- _Brief_: Extract only the first line of the listing and every line after it up to and including the one with "from bokeh.resources import INLINE". Omit the pictures.

# # #

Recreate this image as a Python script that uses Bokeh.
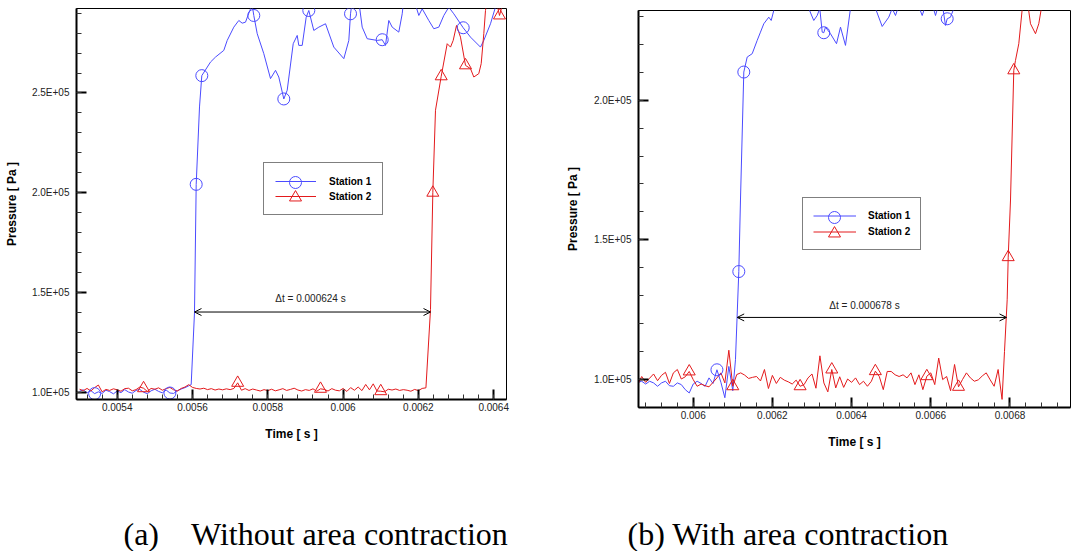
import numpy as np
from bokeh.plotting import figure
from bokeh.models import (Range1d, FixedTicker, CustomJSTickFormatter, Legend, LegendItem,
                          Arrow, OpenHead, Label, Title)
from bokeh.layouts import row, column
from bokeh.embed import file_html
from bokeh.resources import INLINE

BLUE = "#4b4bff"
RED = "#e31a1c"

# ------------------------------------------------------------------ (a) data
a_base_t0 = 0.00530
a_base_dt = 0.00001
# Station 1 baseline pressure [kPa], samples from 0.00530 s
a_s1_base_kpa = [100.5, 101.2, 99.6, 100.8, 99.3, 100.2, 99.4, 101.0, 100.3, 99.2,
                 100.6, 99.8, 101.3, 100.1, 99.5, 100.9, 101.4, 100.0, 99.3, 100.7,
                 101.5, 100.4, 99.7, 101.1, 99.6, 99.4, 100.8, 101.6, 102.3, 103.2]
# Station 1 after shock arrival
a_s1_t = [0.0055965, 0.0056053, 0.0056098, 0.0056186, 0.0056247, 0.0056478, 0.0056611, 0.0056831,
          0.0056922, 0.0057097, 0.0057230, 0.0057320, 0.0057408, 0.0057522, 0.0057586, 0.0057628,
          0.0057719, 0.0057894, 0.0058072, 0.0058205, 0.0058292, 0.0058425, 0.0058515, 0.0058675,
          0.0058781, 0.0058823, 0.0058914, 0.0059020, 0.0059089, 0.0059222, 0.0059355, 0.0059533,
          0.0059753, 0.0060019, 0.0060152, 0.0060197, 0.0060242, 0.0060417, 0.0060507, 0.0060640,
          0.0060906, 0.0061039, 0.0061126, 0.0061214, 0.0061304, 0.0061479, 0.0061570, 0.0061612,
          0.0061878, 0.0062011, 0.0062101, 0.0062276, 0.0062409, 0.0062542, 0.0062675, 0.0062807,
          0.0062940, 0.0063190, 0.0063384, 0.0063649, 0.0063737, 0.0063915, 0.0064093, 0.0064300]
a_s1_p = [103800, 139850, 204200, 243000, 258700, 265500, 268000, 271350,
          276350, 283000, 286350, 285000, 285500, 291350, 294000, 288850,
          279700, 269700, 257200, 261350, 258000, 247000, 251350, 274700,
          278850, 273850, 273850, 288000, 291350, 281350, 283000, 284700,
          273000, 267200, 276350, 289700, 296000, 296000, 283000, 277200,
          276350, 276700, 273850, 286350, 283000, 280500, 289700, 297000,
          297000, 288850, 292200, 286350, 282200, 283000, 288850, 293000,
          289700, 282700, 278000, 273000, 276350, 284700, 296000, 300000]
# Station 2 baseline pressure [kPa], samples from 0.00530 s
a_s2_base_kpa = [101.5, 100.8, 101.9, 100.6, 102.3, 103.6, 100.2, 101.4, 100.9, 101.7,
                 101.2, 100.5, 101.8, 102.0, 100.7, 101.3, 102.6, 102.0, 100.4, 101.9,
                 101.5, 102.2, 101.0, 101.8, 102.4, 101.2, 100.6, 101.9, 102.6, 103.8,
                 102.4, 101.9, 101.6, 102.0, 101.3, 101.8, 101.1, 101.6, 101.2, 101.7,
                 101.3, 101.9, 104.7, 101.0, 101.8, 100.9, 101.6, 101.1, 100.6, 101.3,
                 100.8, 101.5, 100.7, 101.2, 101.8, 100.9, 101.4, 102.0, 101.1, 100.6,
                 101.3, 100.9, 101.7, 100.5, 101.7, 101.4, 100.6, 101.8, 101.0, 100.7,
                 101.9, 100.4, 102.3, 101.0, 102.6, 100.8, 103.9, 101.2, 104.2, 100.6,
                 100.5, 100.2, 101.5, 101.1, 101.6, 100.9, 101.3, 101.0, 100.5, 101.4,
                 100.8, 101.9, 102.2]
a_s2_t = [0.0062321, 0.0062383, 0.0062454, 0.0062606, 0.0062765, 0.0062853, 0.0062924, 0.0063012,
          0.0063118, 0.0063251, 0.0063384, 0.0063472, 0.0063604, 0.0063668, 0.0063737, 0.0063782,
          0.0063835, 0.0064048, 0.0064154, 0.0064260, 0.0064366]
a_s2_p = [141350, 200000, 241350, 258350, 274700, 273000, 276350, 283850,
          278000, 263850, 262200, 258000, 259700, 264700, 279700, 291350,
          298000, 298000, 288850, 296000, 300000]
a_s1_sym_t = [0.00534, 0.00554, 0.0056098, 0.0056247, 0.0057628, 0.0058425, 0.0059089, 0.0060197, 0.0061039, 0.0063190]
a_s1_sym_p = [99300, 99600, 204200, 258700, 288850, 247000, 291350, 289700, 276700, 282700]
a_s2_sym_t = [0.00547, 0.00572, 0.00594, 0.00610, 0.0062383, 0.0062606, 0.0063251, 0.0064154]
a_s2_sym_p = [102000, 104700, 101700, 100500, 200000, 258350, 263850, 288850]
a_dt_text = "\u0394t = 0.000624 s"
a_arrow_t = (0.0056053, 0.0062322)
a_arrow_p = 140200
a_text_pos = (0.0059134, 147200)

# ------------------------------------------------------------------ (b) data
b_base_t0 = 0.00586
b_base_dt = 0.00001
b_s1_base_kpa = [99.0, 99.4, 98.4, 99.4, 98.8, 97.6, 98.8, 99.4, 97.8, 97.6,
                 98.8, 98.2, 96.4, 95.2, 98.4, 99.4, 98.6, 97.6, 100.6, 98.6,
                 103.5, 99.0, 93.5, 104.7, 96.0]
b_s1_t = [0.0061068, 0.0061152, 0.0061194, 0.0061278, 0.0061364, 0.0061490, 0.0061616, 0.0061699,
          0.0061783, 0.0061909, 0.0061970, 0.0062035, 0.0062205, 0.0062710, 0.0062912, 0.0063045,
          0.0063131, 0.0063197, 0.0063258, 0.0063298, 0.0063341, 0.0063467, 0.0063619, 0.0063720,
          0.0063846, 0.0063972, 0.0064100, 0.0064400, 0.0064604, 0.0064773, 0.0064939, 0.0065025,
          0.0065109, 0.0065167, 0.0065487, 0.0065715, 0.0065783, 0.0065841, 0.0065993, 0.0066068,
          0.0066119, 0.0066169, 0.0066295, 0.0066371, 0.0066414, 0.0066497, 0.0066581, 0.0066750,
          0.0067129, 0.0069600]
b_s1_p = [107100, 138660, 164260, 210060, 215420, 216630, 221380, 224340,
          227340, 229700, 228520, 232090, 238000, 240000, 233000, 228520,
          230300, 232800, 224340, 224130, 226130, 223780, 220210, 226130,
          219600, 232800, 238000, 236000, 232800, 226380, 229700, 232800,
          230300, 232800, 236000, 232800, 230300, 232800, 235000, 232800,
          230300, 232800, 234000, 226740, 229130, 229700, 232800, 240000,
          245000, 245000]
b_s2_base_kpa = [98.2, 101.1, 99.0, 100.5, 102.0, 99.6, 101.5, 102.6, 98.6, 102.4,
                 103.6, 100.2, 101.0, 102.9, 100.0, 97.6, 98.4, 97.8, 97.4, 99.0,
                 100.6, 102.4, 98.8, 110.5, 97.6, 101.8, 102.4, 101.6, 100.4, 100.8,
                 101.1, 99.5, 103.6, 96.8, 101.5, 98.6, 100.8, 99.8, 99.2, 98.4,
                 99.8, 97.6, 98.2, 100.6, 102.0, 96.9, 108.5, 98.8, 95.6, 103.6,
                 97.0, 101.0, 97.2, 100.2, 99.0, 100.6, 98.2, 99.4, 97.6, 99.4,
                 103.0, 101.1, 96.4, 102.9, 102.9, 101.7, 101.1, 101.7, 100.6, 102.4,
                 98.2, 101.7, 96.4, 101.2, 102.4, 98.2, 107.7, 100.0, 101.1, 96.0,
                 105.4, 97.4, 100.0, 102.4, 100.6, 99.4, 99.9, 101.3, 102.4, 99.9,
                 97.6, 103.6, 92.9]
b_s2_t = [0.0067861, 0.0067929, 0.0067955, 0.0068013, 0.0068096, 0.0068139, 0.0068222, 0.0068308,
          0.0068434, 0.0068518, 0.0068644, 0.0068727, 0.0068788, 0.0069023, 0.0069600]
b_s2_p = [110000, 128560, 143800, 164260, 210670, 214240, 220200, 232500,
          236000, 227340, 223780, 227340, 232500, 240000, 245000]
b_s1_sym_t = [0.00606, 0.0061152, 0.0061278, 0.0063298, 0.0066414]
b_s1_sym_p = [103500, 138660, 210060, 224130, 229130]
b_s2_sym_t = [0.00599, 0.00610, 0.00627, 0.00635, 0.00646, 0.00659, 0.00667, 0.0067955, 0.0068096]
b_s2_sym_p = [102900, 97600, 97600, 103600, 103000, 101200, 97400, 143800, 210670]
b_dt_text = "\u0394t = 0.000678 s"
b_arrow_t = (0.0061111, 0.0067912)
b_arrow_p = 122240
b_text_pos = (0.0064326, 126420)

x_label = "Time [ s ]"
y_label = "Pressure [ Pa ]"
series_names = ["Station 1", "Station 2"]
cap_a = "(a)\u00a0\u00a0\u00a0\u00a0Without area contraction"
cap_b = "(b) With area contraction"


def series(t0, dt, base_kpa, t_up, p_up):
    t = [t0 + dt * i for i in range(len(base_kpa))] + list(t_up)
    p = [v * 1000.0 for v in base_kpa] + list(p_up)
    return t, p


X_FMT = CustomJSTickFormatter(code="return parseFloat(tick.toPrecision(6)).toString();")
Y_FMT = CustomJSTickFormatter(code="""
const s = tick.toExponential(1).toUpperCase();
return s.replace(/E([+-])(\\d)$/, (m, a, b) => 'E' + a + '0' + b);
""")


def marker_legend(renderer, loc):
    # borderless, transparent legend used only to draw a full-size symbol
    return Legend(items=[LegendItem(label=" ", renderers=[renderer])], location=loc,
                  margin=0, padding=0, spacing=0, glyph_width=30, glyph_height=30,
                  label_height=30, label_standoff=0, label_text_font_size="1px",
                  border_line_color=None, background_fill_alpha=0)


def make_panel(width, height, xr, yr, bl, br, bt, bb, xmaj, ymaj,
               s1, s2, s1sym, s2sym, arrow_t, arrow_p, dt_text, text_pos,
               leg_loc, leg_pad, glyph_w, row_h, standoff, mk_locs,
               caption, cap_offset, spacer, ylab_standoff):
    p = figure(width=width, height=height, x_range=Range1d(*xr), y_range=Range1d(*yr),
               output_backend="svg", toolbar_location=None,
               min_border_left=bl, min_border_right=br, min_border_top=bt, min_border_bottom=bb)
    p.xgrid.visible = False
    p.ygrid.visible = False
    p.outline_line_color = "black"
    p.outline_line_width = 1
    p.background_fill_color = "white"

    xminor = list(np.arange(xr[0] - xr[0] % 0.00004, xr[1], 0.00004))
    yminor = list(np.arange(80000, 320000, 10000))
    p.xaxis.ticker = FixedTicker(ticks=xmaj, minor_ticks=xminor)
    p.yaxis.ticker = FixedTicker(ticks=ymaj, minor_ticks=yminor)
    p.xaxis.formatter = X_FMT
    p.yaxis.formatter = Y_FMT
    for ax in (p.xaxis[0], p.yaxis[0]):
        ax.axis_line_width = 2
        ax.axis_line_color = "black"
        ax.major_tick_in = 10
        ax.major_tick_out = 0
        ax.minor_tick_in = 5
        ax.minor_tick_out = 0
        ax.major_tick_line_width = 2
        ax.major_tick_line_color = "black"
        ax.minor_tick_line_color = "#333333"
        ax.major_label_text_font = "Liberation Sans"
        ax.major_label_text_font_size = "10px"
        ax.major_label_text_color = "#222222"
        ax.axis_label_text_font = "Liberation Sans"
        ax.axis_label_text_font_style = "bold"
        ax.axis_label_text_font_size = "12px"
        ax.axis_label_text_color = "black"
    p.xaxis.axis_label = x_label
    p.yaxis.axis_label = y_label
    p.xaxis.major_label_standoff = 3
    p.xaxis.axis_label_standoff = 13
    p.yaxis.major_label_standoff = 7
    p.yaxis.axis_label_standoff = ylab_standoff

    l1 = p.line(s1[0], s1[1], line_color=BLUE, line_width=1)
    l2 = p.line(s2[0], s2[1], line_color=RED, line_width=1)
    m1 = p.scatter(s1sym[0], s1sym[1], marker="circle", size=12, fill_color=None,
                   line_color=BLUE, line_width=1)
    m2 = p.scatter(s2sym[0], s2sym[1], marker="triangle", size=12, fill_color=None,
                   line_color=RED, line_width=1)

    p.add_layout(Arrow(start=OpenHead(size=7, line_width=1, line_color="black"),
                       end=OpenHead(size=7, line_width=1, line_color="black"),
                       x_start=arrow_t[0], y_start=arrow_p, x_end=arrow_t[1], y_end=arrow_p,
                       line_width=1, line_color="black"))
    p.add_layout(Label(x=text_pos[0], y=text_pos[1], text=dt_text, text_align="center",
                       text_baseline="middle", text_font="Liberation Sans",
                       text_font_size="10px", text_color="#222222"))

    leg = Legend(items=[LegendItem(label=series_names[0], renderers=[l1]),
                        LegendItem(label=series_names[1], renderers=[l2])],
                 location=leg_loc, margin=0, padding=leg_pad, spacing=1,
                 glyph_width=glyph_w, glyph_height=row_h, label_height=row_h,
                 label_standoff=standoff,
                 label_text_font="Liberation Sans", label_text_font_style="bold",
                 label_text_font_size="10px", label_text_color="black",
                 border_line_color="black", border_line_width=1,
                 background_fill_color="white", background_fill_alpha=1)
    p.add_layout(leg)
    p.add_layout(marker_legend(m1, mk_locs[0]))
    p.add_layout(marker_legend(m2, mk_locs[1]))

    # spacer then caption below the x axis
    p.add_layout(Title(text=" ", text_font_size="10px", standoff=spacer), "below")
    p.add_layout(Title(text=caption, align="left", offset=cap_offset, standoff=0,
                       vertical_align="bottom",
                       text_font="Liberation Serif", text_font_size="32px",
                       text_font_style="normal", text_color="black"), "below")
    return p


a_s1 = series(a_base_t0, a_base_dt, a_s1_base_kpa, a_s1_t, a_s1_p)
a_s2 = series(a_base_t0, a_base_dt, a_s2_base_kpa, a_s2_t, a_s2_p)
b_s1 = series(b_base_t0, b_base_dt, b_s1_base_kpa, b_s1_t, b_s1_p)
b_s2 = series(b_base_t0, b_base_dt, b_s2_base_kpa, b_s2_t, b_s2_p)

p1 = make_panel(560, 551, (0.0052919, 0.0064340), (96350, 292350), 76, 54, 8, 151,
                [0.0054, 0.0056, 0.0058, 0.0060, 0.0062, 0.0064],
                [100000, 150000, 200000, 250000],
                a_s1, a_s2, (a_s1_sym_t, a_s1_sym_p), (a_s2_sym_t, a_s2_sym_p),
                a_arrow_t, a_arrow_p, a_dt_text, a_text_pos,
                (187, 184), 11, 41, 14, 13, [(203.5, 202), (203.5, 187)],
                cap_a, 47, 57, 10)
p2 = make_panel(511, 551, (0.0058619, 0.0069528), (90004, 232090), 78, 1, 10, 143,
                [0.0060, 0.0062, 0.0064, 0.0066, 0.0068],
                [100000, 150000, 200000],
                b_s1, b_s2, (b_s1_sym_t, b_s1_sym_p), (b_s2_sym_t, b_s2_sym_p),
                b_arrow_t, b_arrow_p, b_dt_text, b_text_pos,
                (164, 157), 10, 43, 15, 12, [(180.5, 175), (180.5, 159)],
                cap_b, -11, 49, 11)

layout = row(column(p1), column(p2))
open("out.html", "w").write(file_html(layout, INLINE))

# # #

- _Answer_:
Recreate this image as a Python script that uses Bokeh.
import numpy as np
from bokeh.plotting import figure
from bokeh.models import (Range1d, FixedTicker, CustomJSTickFormatter, Legend, LegendItem,
                          Arrow, OpenHead, Label, Title)
from bokeh.layouts import row, column
from bokeh.embed import file_html
from bokeh.resources import INLINE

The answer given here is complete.